With a toddler at home, he pointed to everything from flower deliveries to emergency groceries for increasing the network effects of the largest delivery providers, which he said have collectively become “the most innovative players of anyone else anywhere in the world.”

Getting back to landing planes, Checkmate has a “coffee with Vishal” program where its network of fully remote employees are able to switch on video feeds and have face-to-face conversations with the company’s founder.

That transparency, Agarwal said, is critical to how he’s started and run the company through highs and lows that have all been relatively recent. Above all, building and fostering a company culture has been among his brightest moments, counterbalanced by the hard days in the past, including almost going bankrupt years ago.

“What’s been the most gratifying thing in this entire process? To me, 100 percent, it’s been building the team,” Agarwal said. “The culture we have built around the team, the way they all operate, the commitment that they all show and the integrity with which they all work…has been an absolute high point.”

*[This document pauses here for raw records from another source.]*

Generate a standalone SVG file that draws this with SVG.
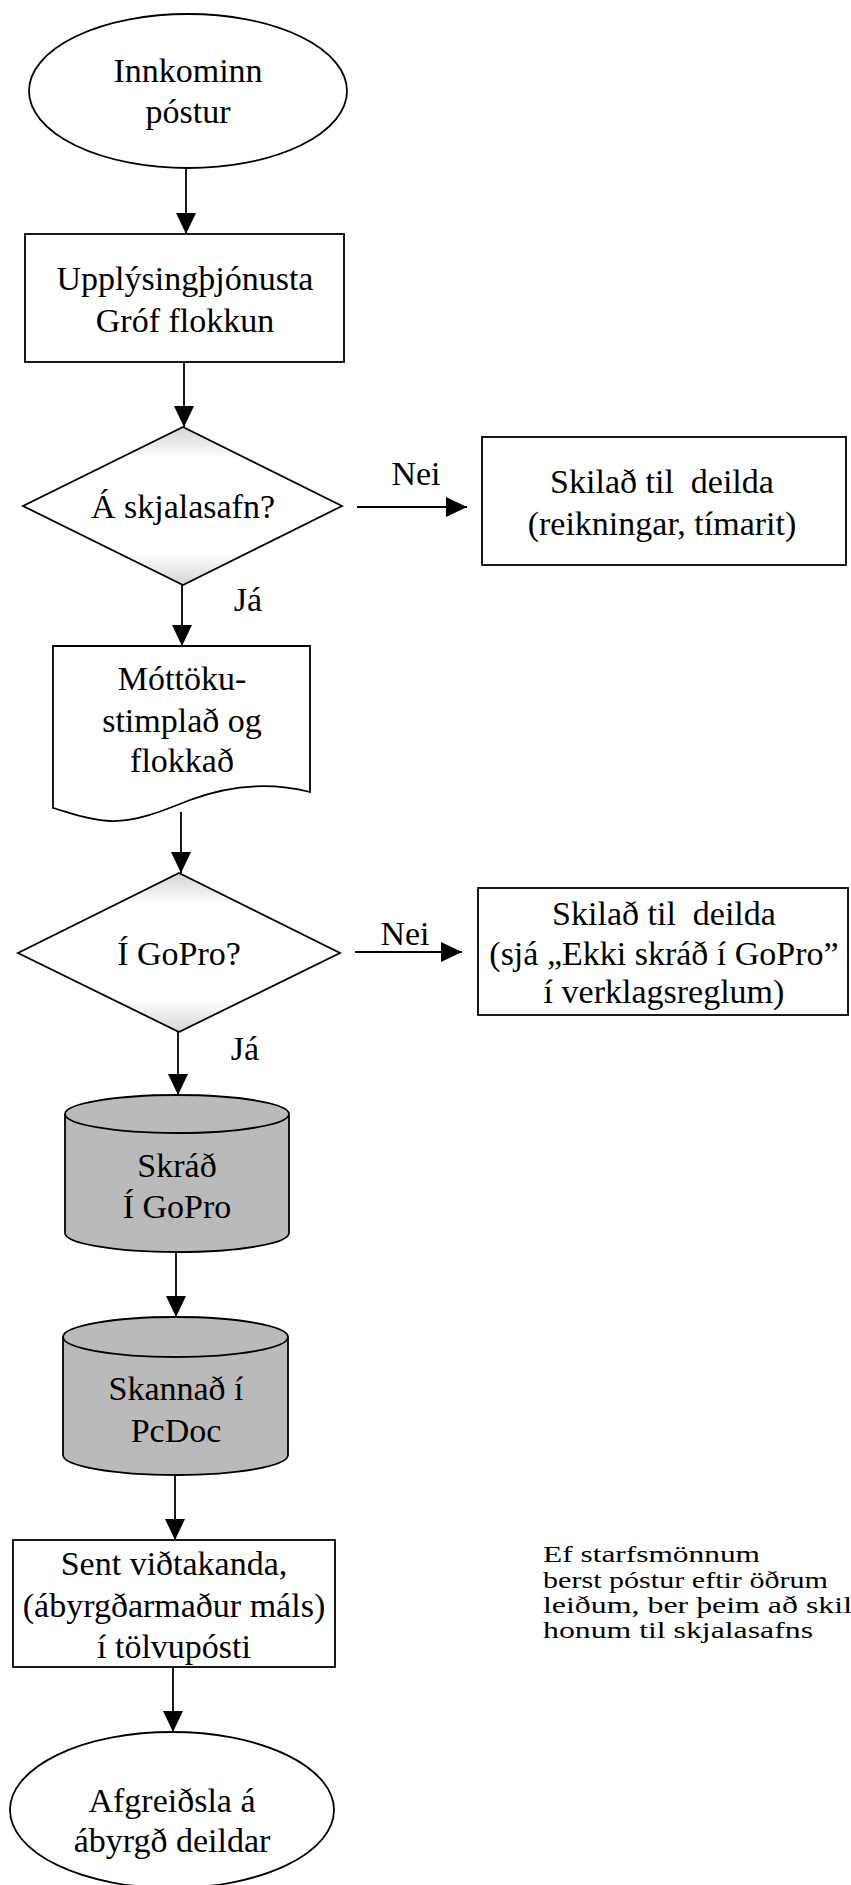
<svg xmlns="http://www.w3.org/2000/svg" width="851" height="1885" viewBox="0 0 851 1885">
<style>
.s{fill:#fff;stroke:#000;stroke-width:1.8}
.c{fill:#bababa;stroke:#000;stroke-width:1.8}
.t{font-family:"Liberation Serif","Times New Roman",serif;font-size:34px;fill:#000;text-anchor:middle;white-space:pre}
.n{font-family:"Liberation Serif","Times New Roman",serif;font-size:23px;fill:#000}
.e{stroke:#000;stroke-width:1.8;fill:none;marker-end:url(#ah)}
</style>
<defs>
<marker id="ah" markerUnits="userSpaceOnUse" markerWidth="21" markerHeight="20" refX="21" refY="10" orient="auto">
<path d="M0,0 L21,10 L0,20 z" fill="#000"/>
</marker>
<linearGradient id="dg" x1="0" y1="0" x2="0" y2="1">
<stop offset="0" stop-color="#d4d4d4"/>
<stop offset="0.2" stop-color="#fff"/>
<stop offset="0.8" stop-color="#fff"/>
<stop offset="1" stop-color="#d4d4d4"/>
</linearGradient>
</defs>
<rect width="851" height="1885" fill="#fff"/>
<g id="connectors">
<line class="e" x1="186" y1="168" x2="186" y2="234"/>
<line class="e" x1="184" y1="362" x2="184" y2="427"/>
<line class="e" x1="182" y1="585" x2="182" y2="646"/>
<line class="e" x1="181" y1="812" x2="181" y2="873"/>
<line class="e" x1="178" y1="1032" x2="178" y2="1095"/>
<line class="e" x1="176" y1="1252" x2="176" y2="1317"/>
<line class="e" x1="175" y1="1475" x2="175" y2="1540"/>
<line class="e" x1="173" y1="1667" x2="173" y2="1732"/>
<line class="e" x1="357" y1="507" x2="467" y2="507"/>
<line class="e" x1="355" y1="952" x2="462" y2="952"/>
<text class="t" x="416" y="485">Nei</text>
<text class="t" x="405" y="945">Nei</text>
<text class="t" x="248" y="611">Já</text>
<text class="t" x="245" y="1060">Já</text>
</g>
<g id="start">
<ellipse class="s" cx="188" cy="91" rx="159" ry="77"/>
<text class="t" x="188" y="82">Innkominn</text>
<text class="t" x="188" y="123">póstur</text>
</g>
<g id="upplysing">
<rect class="s" x="25" y="234" width="319" height="128"/>
<text class="t" x="185" y="290">Upplýsingþjónusta</text>
<text class="t" x="185" y="332">Gróf flokkun</text>
</g>
<g id="d1">
<polygon points="183,427 342,506 183,585 23,506" fill="url(#dg)" stroke="#000" stroke-width="1.8"/>
<text class="t" x="183" y="518">Á skjalasafn?</text>
</g>
<g id="skilad1">
<rect class="s" x="482" y="437" width="364" height="128"/>
<text class="t" x="662" y="493" xml:space="preserve">Skilað til  deilda</text>
<text class="t" x="662" y="535">(reikningar, tímarit)</text>
</g>
<g id="mottoku">
<path class="s" d="M53,646 H310 V792 C270,782 230,785 190,800 C160,812 135,822 110,821 C85,820 68,812 53,808 Z"/>
<text class="t" x="182" y="690">Móttöku-</text>
<text class="t" x="182" y="732">stimplað og</text>
<text class="t" x="182" y="772">flokkað</text>
</g>
<g id="d2">
<polygon points="179,873 340,953 179,1032 18,953" fill="url(#dg)" stroke="#000" stroke-width="1.8"/>
<text class="t" x="179" y="965">Í GoPro?</text>
</g>
<g id="skilad2">
<rect class="s" x="478" y="888" width="370" height="127"/>
<text class="t" x="664" y="925" xml:space="preserve">Skilað til  deilda</text>
<text class="t" x="664" y="965">(sjá „Ekki skráð í GoPro”</text>
<text class="t" x="664" y="1003">í verklagsreglum)</text>
</g>
<g id="skrad">
<path class="c" d="M65,1114 V1233 A112,19 0 0 0 289,1233 V1114"/>
<ellipse class="c" cx="177" cy="1114" rx="112" ry="19"/>
<text class="t" x="177" y="1177">Skráð</text>
<text class="t" x="177" y="1218">Í GoPro</text>
</g>
<g id="skannad">
<path class="c" d="M63,1337 V1455 A112.5,20 0 0 0 288,1455 V1337"/>
<ellipse class="c" cx="175.5" cy="1337" rx="112.5" ry="20"/>
<text class="t" x="176" y="1400">Skannað í</text>
<text class="t" x="176" y="1442">PcDoc</text>
</g>
<g id="sent">
<rect class="s" x="13" y="1540" width="322" height="127"/>
<text class="t" x="174" y="1575">Sent viðtakanda,</text>
<text class="t" x="174" y="1617">(ábyrgðarmaður máls)</text>
<text class="t" x="174" y="1658">í tölvupósti</text>
</g>
<g id="end">
<ellipse class="s" cx="172" cy="1810" rx="162" ry="78"/>
<text class="t" x="172" y="1812">Afgreiðsla á</text>
<text class="t" x="172" y="1852">ábyrgð deildar</text>
</g>
<g id="note">
<text class="n" x="543" y="1562" textLength="217" lengthAdjust="spacingAndGlyphs">Ef starfsmönnum</text>
<text class="n" x="543" y="1588" textLength="285" lengthAdjust="spacingAndGlyphs">berst póstur eftir öðrum</text>
<text class="n" x="543" y="1613" textLength="309" lengthAdjust="spacingAndGlyphs">leiðum, ber þeim að skil</text>
<text class="n" x="543" y="1638" textLength="270" lengthAdjust="spacingAndGlyphs">honum til skjalasafns</text>
</g>
</svg>
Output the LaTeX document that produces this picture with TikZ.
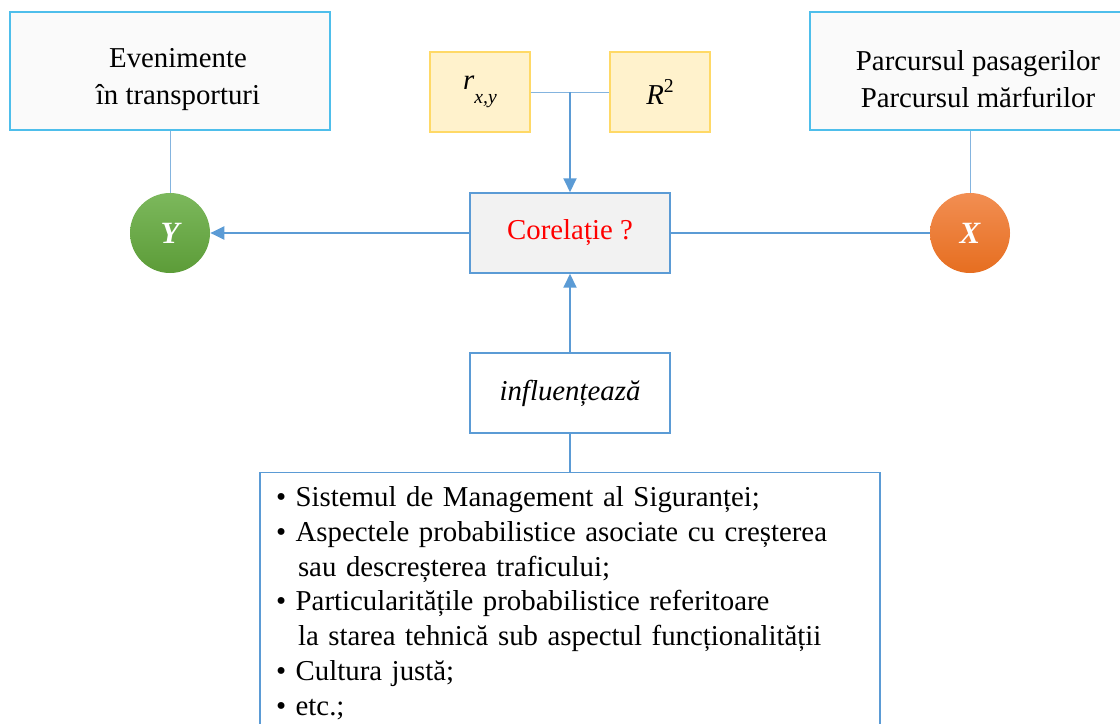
\documentclass[tikz,border=0pt]{standalone}
\usepackage{fontspec}
\setmainfont{Liberation Serif}
\usepackage{tikz}
\usetikzlibrary{arrows.meta, positioning, calc}
\definecolor{topblue}{RGB}{78,190,235}
\definecolor{lineblue}{RGB}{91,155,213}
\definecolor{coefborder}{RGB}{255,217,102}
\definecolor{coeffill}{RGB}{255,242,204}
\definecolor{boxgray}{RGB}{242,242,242}
\definecolor{ytop}{RGB}{124,184,92}
\definecolor{ybot}{RGB}{92,156,56}
\definecolor{xtop}{RGB}{242,142,82}
\definecolor{xbot}{RGB}{230,110,32}

\begin{document}
\begin{tikzpicture}[
    every node/.style={font=\fontsize{20.5}{24.7}\selectfont},
    topbox/.style={draw=topblue, fill=black!2, line width=1pt, minimum width=8cm, minimum height=2.95cm, align=center},
    coefbox/.style={draw=coefborder, fill=coeffill, line width=0.8pt, minimum width=2.5cm, minimum height=2cm},
    midbox/.style={draw=lineblue, line width=1pt, minimum width=5cm, minimum height=2cm},
    var/.style={circle, minimum size=2cm, text=white, shading=axis, font=\fontsize{22}{26}\selectfont\bfseries\itshape},
    link/.style={draw=lineblue!75, line width=0.7pt},
    arr/.style={draw=lineblue, line width=1.8pt, -{Triangle[length=3.5mm, width=3.2mm]}}
  ]
  \useasboundingbox (0,0) rectangle (28,-18.1);
  \clip (0,0) rectangle (28,-18.1);

  % Top: the two measured quantities
  \node[topbox] (even) at (4.25,-1.775) {\rule{0pt}{0.9cm}\hspace*{0.4cm}Evenimente\\[1.5pt]\hspace*{0.4cm}în transporturi};
  \node[topbox] (parc) at (24.25,-1.775) {\rule{0pt}{0.9cm}\hspace*{0.4cm}Parcursul pasagerilor\\[1.5pt]\hspace*{0.4cm}Parcursul mărfurilor};

  % Coefficients
  \node[coefbox] (rxy) at (12,-2.3) {\textit{r}\raisebox{-1.1ex}{\fontsize{14}{14}\selectfont\textit{x,y}}};
  \node[coefbox] (rsq) at (16.5,-2.3) {\textit{R}\raisebox{0.9ex}{\fontsize{14}{14}\selectfont 2}};
  \coordinate (coef) at ($(rxy.east)!0.5!(rsq.west)$);

  % Middle row
  \node[midbox, fill=boxgray, text=red] (cor) at (14.25,-5.825) {Corelație ?};
  \node[var, top color=ytop, bottom color=ybot] (vy) at (4.25,-5.825) {Y};
  \node[var, top color=xtop, bottom color=xbot] (vx) at (24.25,-5.825) {X};

  \node[midbox, fill=white] (infl) at (14.25,-9.825) {\textit{influențează}};

  % Bottom: factors
  \node[draw=lineblue, line width=1pt, fill=white, anchor=north, minimum width=15.5cm,
        text width=14.7cm, inner xsep=0.4cm, inner ysep=0.35cm, align=left] (fact) at (14.25,-11.8) {%
    • Sistemul de Management al Siguranței;\\
    • Aspectele probabilistice asociate cu creșterea\\
    \hspace*{0.55cm}sau descreșterea traficului;\\
    • Particularitățile probabilistice referitoare\\
    \hspace*{0.55cm}la starea tehnică sub aspectul funcționalității\\
    • Cultura justă;\\
    • etc.;};

  % Connectors
  \draw[link] (even.south) -- (vy.north);
  \draw[link] (parc.south) -- (vx.north);
  \draw[link] (rxy.east) -- (rsq.west);
  \draw[arr] (coef) -- (cor.north);
  \draw[arr] (cor.west) -- (vy.east);
  \draw[lineblue, line width=1.8pt] (vx.west) -- (cor.east);
  \draw[arr] (infl.north) -- (cor.south);
  \draw[lineblue, line width=1.8pt] (infl.south) -- (fact.north);
\end{tikzpicture}
\end{document}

Saying that further challenges are inevitable, the CEO said entrepreneurs “cannot let yourself or your emotions be dictated by the highs and the lows, because then you’ll be like a rubber band that will snap.”

Outlining where Checkmate goes next in this era of tight money and increasing partnerships, Agarwal said recent months have been like celebrating Diwali in the midst of a house fire—good news while the horizon remains uncertain.

“Our focus right now is let’s integrate Open Tender, let’s create solid operational and repeatable processes around it and, once we have that, then let’s create a path where we can say, hey, if we spent another $5 million on this it would give us a 5X return, because raising money just for the sake of it doesn’t do you anything,” he said. “You have to have a way to deploy it to generate scale.”